- Published on
Lessons from Migrating Observability from Splunk to Dynatrace
- Authors

- Name
- Bryan Beltran
At Chewy I led the migration of observability from Splunk to Dynatrace across multiple backend services. The goal was not just swapping vendors — it was retiring a $2M annual contract while improving how engineers and product managers actually debug production issues.
This post captures what worked, what I would do differently, and the patterns that made adoption stick.
Start with standards, not dashboards
The first temptation is to recreate every Splunk dashboard one-for-one. That recreates the mess.
We defined a small set of standards first:
- Service health: golden signals per service (latency, error rate, throughput)
- Alert routing: who gets paged, when, and for what severity
- Dashboard tiers: L1 agent-facing vs L2 engineering deep-dives
Once standards existed, contractors and internal teams could implement consistently instead of inventing per-team layouts.
Treat migration as a product rollout
Dynatrace only saves money if people use it. I ran training sessions for engineers and product managers — not generic tool tours, but workflows mapped to real incidents they had already lived through.
Examples beat feature lists. Showing how to trace a failed CRM callback beats explaining "distributed tracing" in the abstract.
Coordinate execution without becoming a bottleneck
Multiple services migrated in parallel. I owned the design and review loop; contractors handled bulk instrumentation work against our checklist.
That split kept velocity high while preserving architectural consistency — same tag naming, same alert thresholds philosophy, same runbook structure.
What I would do earlier next time
- Inventory alerts before migration. Splunk had years of alert cruft. Auditing what actually fired (vs what someone set up in 2019) would have saved cleanup time.

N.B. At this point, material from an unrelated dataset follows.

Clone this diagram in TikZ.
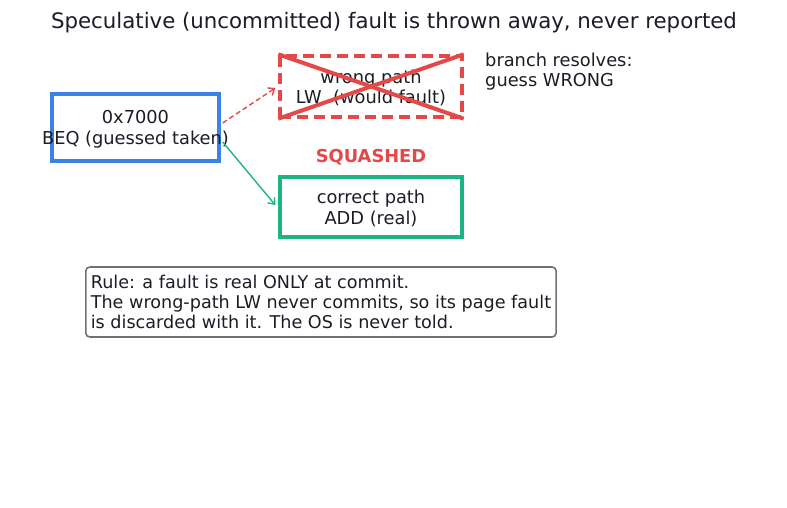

- Define "done" per service. A checklist: dashboards, alerts, runbook link, on-call validation — prevented "we installed the agent" from counting as migrated.
- Measure adoption. If PMs still ask for Splunk links, migration is not finished.
Why this matters beyond one company
Observability migrations are as much about people and standards as they are about agents and indexes. The tooling change is the easy part. Getting a high-volume customer care platform to trust new signals during incidents is the real work.
If you are mid-migration or planning one, start with standards and training — not parity dashboards.